Currently running app locally. Cannot share the link of the dashboard.
import duckdb
import pandas as pd
import polars as pl
import time
conn = duckdb.connect()
# dummy.csv refers to a file that I created with 100 million rows for testing.
3 gb dataset.
query = \
"""
CREATE TABLE dummy as (
select * from 'dummy.csv'
)
"""
# Creates table
conn.execute(query)
# Part 1: Testing with Duck DB show()
start_time = time.time()
query = \
"""
select *
from dummy
"""
df = conn.sql(query).show()
df
print("--- %s seconds ---" % (time.time() - start_time))
Took my machine 0.013511896133422852 seconds. (But I cannot feed this dataframe to my streamlit application)

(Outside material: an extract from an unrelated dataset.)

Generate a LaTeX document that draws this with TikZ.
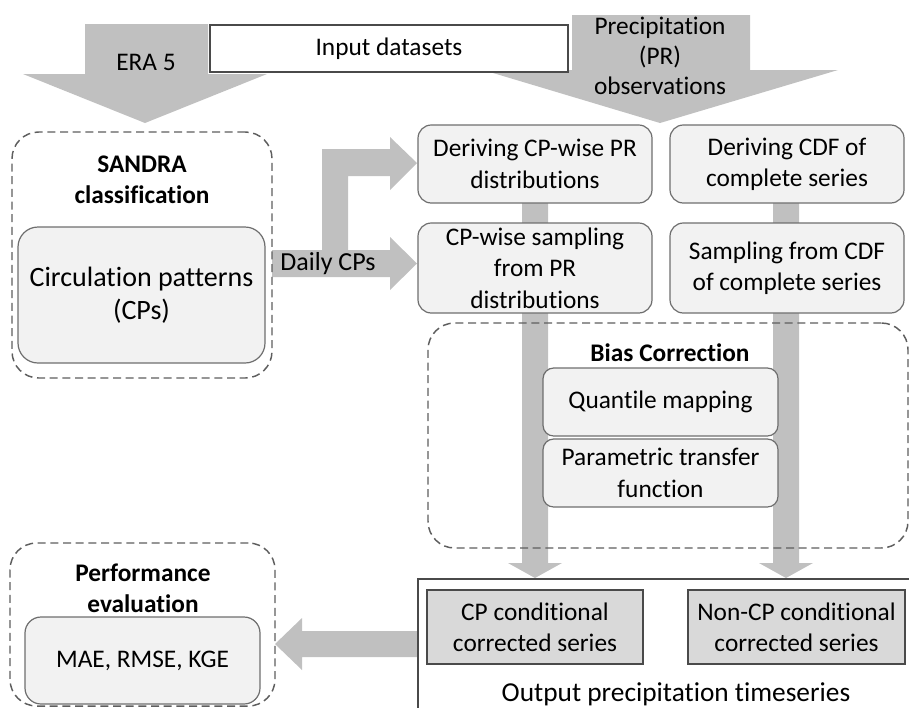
\documentclass[tikz,border=0pt]{standalone}
\usepackage{fontspec}
\setmainfont[Ligatures=NoCommon]{Carlito}
\definecolor{arrowgray}{HTML}{C0C0C0}
\definecolor{boxfill}{HTML}{F2F2F2}
\definecolor{boxline}{HTML}{6E6E6E}
\definecolor{dashgray}{HTML}{5E5E5E}
\definecolor{outfill}{HTML}{D9D9D9}
\definecolor{darkline}{HTML}{4A4A4A}
\begin{document}
\begin{tikzpicture}[x=0.75pt,y=-0.75pt,
  garrow/.style={fill=arrowgray, draw=none},
  txt/.style={align=center, inner sep=0pt, font=\fontsize{19}{23.5}\selectfont},
  ttl/.style={align=center, inner sep=0pt, font=\bfseries\fontsize{19}{23.5}\selectfont},
  rbox/.style={txt, draw=boxline, fill=boxfill, rounded corners=10pt, line width=0.9pt},
  gbox/.style={txt, draw=darkline, fill=outfill, line width=1.1pt},
  dbox/.style={draw=dashgray, dash pattern=on 6pt off 3.5pt, rounded corners=20pt, line width=1.1pt, inner sep=0pt}
]
\useasboundingbox (0,0) rectangle (909,708);

% input arrows
\path[garrow] (85,24)--(208,24)--(208,74)--(267,74)--(145,123)--(23,74)--(85,74)--cycle;
\path[garrow] (572,15)--(750,15)--(750,70)--(838,70)--(660,123)--(483,70)--(572,70)--cycle;
\node[txt, draw=darkline, fill=white, line width=1.2pt, minimum width=268.5pt, minimum height=35.25pt] (input) at (389,48.5) {Input datasets};
\node[txt] (era) at (146,62) {ERA 5};
\node[txt, font=\fontsize{19}{22.5}\selectfont] (precip) at (660,56) {Precipitation\\(PR)\\observations};

% block connectors
\path[garrow] (272,250)--(322,250)--(322,149)--(390,149)--(390,137)--(417,163)--(390,190)--(390,176)--(348,176)--(348,250)--(390,250)--(390,237)--(417,263.5)--(390,290)--(390,277)--(272,277)--cycle;
\path[garrow] (522,203)--(548,203)--(548,563)--(562,563)--(535,578)--(508,563)--(522,563)--cycle;
\path[garrow] (773,203)--(799,203)--(799,563)--(813,563)--(786,578)--(759,563)--(773,563)--cycle;
\path[garrow] (418,631)--(302,631)--(302,618)--(275,644)--(302,670)--(302,657)--(418,657)--cycle;
\node[txt, font=\fontsize{19.5}{23.5}\selectfont] (daily) at (328,264) {Daily CPs};

% SANDRA
\node[rbox, rounded corners=15pt, font=\fontsize{21}{25}\selectfont, minimum width=185.25pt, minimum height=102pt] (circ) at (141.5,295) {Circulation patterns\\(CPs)};
\node[dbox, minimum width=195pt, minimum height=184.5pt] (sandra) at (142,255) {};
\node[ttl] (sandratitle) at (142,180) {SANDRA\\classification};

% right column
\node[rbox, minimum width=175.5pt, minimum height=58.5pt] (d1) at (535,164) {Deriving CP-wise PR\\distributions};
\node[rbox, minimum width=175.5pt, minimum height=58.5pt] (d2) at (787,164) {Deriving CDF of\\complete series};
\node[rbox, minimum width=175.5pt, minimum height=67.5pt] (s1) at (535,268) {CP-wise sampling\\from PR\\distributions};
\node[rbox, minimum width=175.5pt, minimum height=67.5pt] (s2) at (787,268) {Sampling from CDF\\of complete series};

% bias correction
\node[rbox, rounded corners=8pt, minimum width=176.25pt, minimum height=51pt] (qm) at (660.5,402) {Quantile mapping};
\node[rbox, rounded corners=8pt, minimum width=176.25pt, minimum height=51pt] (ptf) at (660.5,473) {Parametric transfer\\function};
\node[dbox, minimum width=360pt, minimum height=168.75pt] (bias) at (668,435.5) {};
\node[ttl] (biastitle) at (670,353) {Bias Correction};

% output
\draw[draw=darkline, line width=1.1pt] (909,579) -- (418,579) -- (418,708);
\node[gbox, minimum width=162pt, minimum height=55.5pt] (cpc) at (535,627) {CP conditional\\corrected series};
\node[gbox, minimum width=162.75pt, minimum height=55.5pt] (ncp) at (796.5,627) {Non-CP conditional\\corrected series};
\node[txt, font=\fontsize{20.5}{24}\selectfont] (outtitle) at (676,694) {Output precipitation timeseries};

% performance
\node[rbox, rounded corners=12pt, minimum width=176.25pt, minimum height=65.25pt] (mae) at (142.5,660.5) {MAE, RMSE, KGE};
\node[dbox, minimum width=198.75pt, minimum height=122.25pt] (perf) at (142.5,624.5) {};
\node[ttl] (perftitle) at (143,588) {Performance\\evaluation};
\end{tikzpicture}
\end{document}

So currently I am converting it to either pandas or polars, which have been slower than duckdb and I am not liking the workflow.
Hello @napster_8l, and welcome to the Streamlit Community!

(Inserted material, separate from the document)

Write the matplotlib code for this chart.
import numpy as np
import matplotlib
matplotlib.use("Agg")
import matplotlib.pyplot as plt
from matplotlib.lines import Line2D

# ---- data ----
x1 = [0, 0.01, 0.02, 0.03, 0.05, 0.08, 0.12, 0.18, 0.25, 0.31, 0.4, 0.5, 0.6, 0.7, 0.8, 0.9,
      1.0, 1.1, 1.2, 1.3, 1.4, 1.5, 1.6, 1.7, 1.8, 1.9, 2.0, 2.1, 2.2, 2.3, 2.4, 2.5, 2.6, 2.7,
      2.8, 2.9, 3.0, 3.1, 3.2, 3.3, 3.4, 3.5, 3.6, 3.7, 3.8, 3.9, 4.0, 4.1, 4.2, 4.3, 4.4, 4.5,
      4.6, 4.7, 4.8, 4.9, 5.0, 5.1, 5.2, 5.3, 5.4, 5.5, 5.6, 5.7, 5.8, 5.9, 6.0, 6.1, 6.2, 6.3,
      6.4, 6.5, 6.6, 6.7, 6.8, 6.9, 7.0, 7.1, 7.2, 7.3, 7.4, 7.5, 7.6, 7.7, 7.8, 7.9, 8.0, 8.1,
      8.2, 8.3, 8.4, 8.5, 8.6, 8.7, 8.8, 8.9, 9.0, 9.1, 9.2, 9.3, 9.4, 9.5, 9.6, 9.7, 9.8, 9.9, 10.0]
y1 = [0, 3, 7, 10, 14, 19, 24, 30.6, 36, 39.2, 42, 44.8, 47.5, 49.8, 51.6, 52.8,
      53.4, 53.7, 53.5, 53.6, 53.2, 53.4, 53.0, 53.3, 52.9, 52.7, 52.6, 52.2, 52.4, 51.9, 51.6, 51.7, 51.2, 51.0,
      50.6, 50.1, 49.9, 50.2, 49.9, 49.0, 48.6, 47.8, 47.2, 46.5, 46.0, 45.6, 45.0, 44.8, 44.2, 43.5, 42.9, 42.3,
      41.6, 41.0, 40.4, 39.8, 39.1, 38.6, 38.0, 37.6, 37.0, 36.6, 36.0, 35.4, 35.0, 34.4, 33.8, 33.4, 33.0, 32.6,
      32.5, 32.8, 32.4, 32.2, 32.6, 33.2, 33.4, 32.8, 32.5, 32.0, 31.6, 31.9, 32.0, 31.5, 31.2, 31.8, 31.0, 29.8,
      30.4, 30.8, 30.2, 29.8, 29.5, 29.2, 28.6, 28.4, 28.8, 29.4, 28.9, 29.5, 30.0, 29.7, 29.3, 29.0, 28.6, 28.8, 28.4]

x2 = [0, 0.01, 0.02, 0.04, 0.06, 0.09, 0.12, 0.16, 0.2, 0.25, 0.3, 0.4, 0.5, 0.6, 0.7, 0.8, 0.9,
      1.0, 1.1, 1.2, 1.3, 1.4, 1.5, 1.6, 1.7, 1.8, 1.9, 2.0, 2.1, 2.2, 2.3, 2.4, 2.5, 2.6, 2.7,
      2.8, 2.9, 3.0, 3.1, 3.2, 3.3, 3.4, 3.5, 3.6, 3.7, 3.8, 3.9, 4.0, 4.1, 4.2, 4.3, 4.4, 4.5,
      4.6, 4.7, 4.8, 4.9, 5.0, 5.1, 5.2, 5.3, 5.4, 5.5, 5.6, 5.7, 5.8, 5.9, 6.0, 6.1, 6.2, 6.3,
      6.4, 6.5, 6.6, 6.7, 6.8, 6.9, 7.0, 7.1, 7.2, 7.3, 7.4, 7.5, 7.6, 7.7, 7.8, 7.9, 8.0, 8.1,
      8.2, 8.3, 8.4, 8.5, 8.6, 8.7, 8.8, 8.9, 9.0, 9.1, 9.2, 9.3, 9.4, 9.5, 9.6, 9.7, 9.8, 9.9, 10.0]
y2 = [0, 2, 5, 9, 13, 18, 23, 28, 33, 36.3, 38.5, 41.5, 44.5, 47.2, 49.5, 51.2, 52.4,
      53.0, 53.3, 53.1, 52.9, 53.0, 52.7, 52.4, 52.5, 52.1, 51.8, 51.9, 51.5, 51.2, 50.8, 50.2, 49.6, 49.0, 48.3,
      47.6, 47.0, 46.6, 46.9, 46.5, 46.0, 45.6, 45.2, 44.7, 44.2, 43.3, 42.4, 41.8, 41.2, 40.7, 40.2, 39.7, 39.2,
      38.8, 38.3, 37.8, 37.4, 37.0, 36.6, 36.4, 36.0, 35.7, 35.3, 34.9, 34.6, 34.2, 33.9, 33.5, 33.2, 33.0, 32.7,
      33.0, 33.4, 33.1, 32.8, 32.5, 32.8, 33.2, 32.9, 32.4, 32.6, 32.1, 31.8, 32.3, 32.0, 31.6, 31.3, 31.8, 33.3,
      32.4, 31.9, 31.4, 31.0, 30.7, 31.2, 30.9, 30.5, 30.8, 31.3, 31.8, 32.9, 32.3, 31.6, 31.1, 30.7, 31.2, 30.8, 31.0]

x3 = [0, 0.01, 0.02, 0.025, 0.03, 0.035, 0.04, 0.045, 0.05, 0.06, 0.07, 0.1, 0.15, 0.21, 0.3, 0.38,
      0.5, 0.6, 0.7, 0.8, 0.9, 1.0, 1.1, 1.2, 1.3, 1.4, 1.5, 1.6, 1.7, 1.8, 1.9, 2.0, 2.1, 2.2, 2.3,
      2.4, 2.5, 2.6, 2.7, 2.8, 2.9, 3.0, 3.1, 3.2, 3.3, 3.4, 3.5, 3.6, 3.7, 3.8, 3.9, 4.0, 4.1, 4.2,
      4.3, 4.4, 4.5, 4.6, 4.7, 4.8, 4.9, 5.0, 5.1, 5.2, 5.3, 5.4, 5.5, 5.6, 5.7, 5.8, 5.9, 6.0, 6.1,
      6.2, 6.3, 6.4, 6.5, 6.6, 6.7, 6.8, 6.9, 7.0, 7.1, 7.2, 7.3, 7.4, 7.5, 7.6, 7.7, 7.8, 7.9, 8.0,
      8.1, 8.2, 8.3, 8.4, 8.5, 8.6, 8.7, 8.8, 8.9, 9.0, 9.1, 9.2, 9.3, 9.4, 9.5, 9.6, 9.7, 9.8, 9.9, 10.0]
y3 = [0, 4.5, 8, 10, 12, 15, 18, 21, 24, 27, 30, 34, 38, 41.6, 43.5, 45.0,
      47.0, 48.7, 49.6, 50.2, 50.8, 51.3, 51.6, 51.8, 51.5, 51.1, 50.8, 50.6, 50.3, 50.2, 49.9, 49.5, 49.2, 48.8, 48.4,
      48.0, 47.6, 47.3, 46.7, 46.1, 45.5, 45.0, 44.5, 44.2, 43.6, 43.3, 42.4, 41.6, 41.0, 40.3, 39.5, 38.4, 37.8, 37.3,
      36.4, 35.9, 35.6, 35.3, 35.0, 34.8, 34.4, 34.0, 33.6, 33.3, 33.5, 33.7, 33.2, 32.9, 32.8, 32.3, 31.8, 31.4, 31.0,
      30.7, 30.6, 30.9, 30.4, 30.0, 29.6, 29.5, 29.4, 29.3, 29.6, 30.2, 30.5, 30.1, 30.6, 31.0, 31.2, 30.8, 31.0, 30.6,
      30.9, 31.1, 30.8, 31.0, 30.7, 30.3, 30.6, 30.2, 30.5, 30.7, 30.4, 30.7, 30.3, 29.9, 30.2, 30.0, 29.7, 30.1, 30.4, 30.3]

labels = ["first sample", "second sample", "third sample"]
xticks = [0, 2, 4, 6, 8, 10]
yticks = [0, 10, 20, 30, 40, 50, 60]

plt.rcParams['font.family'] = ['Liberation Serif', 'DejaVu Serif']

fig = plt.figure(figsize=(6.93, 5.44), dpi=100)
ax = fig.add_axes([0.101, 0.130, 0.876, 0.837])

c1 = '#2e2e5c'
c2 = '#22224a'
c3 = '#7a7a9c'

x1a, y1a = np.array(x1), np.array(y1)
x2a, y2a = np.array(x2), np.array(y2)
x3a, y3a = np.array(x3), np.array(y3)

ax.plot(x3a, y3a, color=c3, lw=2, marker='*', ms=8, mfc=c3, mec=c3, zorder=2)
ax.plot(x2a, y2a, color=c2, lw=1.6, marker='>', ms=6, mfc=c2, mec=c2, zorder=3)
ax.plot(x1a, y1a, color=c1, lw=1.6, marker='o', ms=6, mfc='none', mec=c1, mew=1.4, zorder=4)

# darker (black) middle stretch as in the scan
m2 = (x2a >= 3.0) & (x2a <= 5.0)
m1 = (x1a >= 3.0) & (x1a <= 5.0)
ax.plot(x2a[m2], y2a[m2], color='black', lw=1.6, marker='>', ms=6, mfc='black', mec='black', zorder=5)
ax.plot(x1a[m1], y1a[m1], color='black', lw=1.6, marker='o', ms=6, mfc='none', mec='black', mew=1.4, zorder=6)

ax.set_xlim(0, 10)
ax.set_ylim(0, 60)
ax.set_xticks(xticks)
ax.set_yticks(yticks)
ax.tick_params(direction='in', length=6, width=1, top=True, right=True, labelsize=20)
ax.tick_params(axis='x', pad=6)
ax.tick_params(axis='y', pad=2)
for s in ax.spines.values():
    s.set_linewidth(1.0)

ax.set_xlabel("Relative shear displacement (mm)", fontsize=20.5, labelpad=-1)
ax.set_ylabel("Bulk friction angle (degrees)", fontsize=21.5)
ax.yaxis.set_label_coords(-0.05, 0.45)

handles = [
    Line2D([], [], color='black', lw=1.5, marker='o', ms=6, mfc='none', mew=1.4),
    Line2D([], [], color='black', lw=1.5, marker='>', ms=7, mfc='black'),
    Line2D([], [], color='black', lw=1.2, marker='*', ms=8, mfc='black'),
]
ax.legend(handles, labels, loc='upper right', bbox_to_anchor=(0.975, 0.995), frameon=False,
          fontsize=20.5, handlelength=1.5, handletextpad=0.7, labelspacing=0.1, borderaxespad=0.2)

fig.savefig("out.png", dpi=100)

Two things come to mind to improve performance: first, you might consider optimizing your DuckDB queries, which includes using proper indexing, avoiding “select *” when not necessary, and pre-filtering data as much as possible.
You could also use DuckDB’s capability to directly query CSV files without loading them into a table if the data doesn’t need to persist.
Thank you for noticing the intricate details like those.
I get that I shouldn’t be doing the
select * and writing efficient queries, etc. But it was just done testing out where exactly am i being inefficient. And I found out that its when I am converting the aggregated results into pandas dataframe and in my use case there are simply alot of such lines in code where i was just converting to pandas dataframes.
I just came here to learn IF there are any efficient ways of display dataframes without having to convert to polars or arrow table or pandas dataframe.